• [Records shown]
- - -

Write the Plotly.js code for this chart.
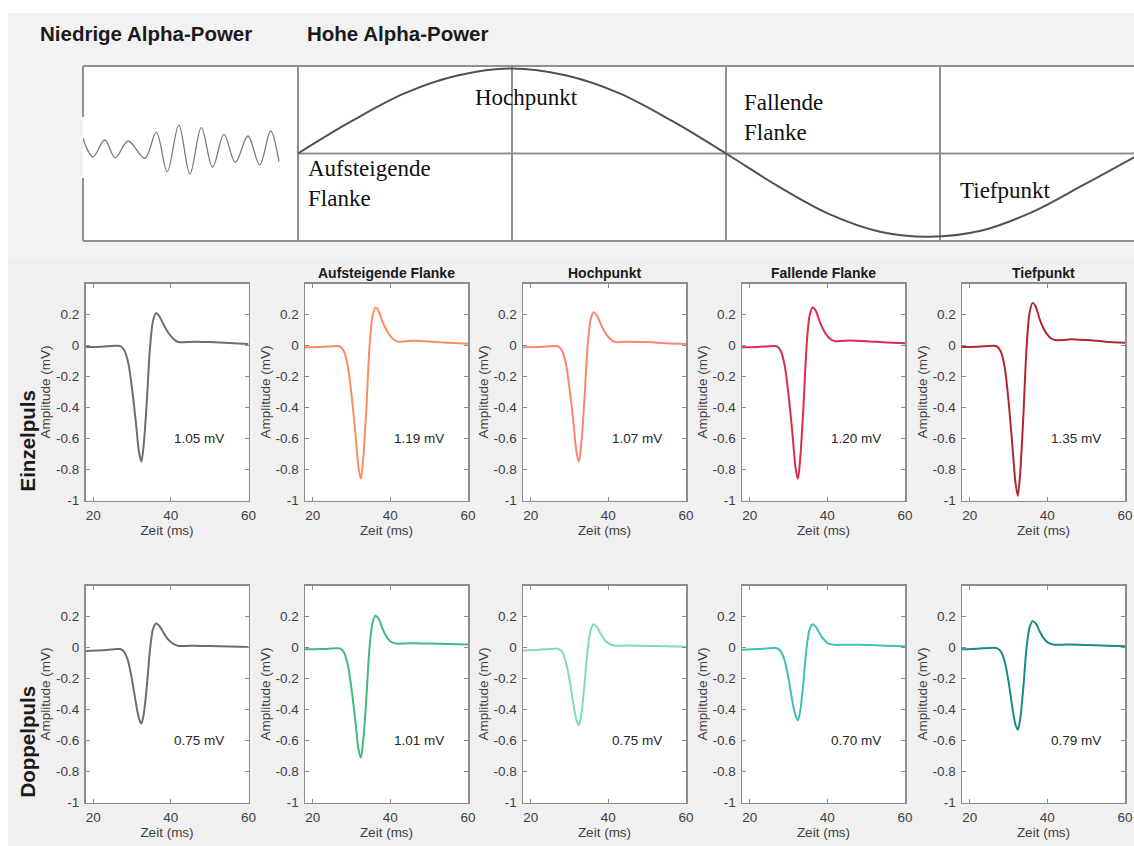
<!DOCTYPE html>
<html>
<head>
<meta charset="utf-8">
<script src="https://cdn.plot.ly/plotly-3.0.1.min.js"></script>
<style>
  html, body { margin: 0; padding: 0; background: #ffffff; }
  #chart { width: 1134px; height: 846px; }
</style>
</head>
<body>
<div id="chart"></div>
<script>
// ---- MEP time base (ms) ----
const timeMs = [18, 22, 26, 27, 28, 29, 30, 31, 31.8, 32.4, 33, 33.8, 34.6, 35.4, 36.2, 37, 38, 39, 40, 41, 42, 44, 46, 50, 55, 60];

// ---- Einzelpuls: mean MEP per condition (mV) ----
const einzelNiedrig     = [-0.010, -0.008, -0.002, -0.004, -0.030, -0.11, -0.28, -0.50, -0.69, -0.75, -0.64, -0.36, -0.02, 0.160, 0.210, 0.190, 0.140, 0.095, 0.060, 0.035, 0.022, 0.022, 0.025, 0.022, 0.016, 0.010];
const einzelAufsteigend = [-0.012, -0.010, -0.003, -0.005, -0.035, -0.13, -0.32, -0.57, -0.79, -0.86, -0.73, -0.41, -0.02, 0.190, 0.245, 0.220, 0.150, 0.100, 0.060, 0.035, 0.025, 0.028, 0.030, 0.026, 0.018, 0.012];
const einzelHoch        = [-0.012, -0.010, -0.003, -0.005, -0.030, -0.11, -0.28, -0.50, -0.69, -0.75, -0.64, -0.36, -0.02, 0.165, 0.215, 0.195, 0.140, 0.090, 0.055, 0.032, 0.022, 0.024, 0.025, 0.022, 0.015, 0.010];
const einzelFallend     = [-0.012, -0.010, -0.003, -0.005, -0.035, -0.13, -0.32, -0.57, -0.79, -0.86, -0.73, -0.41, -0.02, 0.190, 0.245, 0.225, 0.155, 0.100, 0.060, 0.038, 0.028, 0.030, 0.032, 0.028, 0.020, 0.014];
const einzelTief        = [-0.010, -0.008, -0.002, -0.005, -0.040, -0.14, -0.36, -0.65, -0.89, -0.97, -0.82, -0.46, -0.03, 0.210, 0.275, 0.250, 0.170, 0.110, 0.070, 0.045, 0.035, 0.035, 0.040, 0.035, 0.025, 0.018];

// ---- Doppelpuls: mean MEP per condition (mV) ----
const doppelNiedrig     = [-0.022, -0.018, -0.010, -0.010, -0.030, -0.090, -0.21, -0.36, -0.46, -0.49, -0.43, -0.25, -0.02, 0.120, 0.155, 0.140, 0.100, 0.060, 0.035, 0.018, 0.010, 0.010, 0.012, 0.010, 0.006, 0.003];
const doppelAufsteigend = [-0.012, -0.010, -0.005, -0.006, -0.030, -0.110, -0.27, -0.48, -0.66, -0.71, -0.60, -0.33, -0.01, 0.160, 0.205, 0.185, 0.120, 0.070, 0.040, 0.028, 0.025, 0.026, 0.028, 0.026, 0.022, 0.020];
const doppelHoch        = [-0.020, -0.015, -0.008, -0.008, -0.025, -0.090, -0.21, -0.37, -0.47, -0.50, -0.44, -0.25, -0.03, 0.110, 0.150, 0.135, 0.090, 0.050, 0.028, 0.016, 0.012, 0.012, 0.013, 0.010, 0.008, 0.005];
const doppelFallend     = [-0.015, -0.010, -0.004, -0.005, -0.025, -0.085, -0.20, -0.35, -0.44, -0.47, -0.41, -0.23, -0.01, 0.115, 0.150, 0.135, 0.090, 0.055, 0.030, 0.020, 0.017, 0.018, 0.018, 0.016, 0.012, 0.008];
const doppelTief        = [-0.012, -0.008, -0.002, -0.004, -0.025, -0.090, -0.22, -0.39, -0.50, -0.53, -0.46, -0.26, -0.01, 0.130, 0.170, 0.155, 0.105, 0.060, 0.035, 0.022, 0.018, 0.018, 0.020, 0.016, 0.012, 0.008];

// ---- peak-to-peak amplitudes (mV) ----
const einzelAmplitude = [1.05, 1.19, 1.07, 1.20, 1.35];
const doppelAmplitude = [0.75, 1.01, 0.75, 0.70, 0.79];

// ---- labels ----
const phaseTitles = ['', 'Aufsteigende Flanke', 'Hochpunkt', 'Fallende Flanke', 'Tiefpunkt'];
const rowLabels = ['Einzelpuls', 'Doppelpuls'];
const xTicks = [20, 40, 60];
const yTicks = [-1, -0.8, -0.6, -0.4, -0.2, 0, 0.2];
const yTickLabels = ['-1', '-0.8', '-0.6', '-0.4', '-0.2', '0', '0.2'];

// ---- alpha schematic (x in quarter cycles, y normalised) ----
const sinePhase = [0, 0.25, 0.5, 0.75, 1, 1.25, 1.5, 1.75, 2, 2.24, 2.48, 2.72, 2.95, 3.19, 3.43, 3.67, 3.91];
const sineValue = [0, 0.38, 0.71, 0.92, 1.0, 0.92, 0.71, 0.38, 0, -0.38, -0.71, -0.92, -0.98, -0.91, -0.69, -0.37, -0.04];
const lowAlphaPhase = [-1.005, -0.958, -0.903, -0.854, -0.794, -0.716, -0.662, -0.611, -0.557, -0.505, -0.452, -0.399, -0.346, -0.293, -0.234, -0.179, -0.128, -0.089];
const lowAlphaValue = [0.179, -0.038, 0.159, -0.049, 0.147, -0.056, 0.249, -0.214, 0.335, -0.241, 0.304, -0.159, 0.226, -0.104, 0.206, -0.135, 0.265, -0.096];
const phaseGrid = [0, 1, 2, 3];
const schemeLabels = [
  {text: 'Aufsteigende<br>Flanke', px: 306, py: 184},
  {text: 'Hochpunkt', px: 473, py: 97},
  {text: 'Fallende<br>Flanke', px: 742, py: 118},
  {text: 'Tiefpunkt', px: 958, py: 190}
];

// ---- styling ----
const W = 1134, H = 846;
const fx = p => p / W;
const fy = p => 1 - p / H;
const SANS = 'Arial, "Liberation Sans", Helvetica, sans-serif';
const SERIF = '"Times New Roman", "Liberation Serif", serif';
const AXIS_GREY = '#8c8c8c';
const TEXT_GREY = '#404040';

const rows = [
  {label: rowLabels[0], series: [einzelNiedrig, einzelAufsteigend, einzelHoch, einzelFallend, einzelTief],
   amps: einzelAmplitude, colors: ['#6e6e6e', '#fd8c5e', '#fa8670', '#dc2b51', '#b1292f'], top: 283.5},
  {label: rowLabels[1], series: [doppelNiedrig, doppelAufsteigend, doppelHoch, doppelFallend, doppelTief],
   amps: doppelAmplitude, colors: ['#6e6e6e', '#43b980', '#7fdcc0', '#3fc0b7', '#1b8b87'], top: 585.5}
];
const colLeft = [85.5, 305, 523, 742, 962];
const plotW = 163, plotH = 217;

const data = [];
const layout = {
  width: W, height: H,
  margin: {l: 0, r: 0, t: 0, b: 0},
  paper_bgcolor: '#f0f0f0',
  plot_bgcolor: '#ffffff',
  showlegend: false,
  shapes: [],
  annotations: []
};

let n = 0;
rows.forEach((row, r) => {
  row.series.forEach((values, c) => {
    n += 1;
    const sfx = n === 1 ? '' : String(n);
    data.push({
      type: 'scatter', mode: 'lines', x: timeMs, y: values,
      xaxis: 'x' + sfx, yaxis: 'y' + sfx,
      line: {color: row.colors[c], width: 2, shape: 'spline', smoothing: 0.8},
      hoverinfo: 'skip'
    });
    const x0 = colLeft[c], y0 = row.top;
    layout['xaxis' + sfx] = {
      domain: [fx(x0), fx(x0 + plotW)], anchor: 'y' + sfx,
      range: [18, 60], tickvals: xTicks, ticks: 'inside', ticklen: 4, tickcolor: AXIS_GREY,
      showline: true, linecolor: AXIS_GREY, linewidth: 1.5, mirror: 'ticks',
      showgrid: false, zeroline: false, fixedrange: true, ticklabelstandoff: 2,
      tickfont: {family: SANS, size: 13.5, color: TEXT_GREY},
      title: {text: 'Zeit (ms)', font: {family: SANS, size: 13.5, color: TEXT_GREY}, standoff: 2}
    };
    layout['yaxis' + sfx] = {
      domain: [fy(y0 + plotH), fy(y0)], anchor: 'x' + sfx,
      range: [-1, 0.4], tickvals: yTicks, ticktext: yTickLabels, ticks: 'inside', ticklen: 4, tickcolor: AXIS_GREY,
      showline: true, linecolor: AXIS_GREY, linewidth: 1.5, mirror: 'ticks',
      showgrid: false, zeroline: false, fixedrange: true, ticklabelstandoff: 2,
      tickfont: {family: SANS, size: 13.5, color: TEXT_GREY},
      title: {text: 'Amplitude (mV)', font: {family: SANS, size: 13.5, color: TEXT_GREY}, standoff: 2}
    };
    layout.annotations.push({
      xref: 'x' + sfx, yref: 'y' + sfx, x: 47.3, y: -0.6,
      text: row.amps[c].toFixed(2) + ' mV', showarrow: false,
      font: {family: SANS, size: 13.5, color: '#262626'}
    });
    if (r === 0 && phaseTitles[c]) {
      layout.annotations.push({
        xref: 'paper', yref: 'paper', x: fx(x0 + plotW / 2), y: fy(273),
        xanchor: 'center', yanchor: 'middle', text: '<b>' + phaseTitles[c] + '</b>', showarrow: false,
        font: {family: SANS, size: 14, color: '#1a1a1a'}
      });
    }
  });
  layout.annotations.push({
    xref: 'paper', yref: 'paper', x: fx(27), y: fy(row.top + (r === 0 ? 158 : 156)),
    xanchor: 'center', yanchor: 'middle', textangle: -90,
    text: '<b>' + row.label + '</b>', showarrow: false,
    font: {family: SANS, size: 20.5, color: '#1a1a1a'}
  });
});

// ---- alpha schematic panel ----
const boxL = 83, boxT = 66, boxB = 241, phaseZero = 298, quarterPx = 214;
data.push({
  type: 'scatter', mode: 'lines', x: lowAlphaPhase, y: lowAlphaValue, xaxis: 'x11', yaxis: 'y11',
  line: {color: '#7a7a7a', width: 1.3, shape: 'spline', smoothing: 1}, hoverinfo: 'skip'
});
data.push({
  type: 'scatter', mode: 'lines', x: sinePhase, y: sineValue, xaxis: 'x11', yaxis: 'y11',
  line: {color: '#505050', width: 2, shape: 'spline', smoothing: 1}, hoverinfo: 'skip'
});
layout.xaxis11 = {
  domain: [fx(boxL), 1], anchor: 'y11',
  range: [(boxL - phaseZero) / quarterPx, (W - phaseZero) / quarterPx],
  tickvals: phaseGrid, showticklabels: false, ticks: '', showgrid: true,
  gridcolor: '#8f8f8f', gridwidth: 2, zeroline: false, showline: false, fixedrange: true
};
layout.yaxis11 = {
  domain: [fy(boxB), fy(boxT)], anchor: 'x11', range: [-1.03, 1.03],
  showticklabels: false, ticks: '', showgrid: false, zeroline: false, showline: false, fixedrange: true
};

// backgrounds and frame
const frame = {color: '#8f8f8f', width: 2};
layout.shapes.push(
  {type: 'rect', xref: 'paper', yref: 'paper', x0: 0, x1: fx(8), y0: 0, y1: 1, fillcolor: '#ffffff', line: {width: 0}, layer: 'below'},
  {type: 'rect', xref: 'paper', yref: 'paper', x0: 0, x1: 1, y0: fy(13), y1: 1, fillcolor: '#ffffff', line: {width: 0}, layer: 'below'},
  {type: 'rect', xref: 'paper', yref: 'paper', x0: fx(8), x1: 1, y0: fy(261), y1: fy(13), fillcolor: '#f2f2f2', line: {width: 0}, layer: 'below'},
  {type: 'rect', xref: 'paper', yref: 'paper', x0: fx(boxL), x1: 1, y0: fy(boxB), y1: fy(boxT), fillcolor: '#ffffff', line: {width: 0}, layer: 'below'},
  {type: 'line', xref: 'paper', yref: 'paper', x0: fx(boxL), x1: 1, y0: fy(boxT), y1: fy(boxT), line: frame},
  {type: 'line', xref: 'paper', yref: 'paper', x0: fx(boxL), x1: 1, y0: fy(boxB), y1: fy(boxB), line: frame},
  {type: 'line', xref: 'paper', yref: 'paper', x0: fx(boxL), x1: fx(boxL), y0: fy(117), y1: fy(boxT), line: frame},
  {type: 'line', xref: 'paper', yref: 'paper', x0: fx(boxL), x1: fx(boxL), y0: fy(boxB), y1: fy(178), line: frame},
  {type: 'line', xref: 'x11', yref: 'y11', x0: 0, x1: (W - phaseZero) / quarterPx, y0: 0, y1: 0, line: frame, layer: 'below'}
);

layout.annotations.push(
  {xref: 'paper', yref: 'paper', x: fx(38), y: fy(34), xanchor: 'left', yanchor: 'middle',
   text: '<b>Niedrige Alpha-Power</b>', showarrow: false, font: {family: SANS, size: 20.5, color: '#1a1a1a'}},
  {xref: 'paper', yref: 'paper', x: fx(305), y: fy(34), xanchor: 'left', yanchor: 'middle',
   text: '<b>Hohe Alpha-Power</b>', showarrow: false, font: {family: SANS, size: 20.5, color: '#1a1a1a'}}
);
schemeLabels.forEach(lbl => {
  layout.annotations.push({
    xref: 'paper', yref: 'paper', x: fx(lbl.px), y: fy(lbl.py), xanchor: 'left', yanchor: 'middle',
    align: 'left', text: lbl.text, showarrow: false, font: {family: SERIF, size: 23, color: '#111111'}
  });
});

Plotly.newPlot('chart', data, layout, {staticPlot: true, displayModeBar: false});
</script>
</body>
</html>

- - -

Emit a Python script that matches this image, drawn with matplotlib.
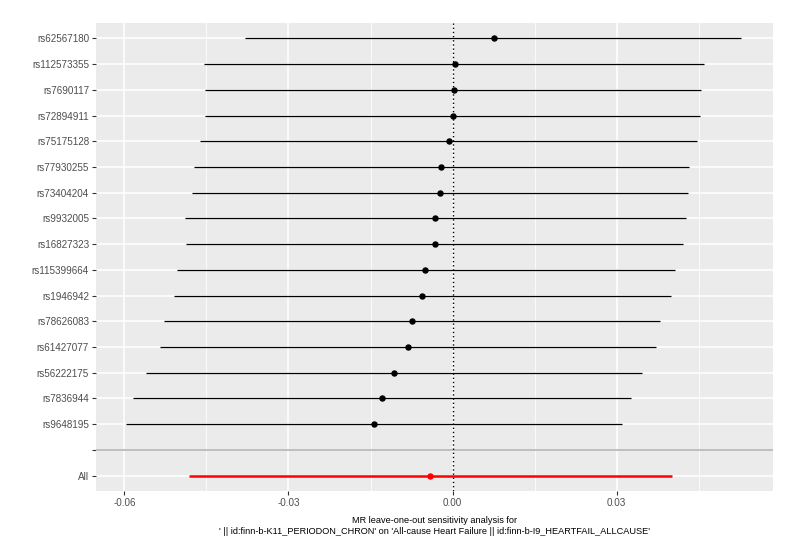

- - -

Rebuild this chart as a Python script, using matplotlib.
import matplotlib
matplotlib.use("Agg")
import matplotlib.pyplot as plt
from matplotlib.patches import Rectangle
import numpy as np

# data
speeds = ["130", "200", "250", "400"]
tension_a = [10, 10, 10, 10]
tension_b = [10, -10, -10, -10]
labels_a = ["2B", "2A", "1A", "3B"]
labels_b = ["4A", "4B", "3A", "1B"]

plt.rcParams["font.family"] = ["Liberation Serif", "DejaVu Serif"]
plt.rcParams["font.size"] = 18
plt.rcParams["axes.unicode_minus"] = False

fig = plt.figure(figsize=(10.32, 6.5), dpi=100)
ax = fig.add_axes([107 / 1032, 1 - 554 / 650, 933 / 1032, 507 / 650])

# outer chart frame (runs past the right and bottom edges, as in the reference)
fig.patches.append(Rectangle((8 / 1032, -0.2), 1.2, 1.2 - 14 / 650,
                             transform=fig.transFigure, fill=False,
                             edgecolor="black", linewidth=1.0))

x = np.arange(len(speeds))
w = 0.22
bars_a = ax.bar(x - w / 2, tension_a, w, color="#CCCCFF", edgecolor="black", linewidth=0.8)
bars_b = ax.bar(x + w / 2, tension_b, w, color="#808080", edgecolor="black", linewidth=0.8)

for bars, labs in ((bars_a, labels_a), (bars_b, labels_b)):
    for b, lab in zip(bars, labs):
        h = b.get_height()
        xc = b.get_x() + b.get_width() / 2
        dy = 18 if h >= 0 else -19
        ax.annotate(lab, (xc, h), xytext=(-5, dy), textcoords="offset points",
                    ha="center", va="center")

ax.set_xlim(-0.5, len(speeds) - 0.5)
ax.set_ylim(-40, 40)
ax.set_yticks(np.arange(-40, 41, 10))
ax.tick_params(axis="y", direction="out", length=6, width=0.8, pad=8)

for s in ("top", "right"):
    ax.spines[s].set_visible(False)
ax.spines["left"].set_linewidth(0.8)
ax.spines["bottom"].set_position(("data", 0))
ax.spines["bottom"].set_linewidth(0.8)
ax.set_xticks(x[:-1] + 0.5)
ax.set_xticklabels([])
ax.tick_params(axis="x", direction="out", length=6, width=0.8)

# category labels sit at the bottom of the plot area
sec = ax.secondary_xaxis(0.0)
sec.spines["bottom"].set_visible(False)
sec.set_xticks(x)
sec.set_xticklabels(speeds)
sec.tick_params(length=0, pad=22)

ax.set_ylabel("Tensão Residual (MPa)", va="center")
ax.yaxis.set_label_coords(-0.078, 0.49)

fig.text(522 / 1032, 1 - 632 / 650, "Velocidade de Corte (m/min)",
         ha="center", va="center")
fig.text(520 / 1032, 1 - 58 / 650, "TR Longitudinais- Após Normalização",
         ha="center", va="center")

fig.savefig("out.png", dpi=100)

- - -

• [Your task] Search the entries for the string "Python" and collect each line that has it.

• [Result below]
Emit a Python script that matches this image, drawn with matplotlib.
Rebuild this chart as a Python script, using matplotlib.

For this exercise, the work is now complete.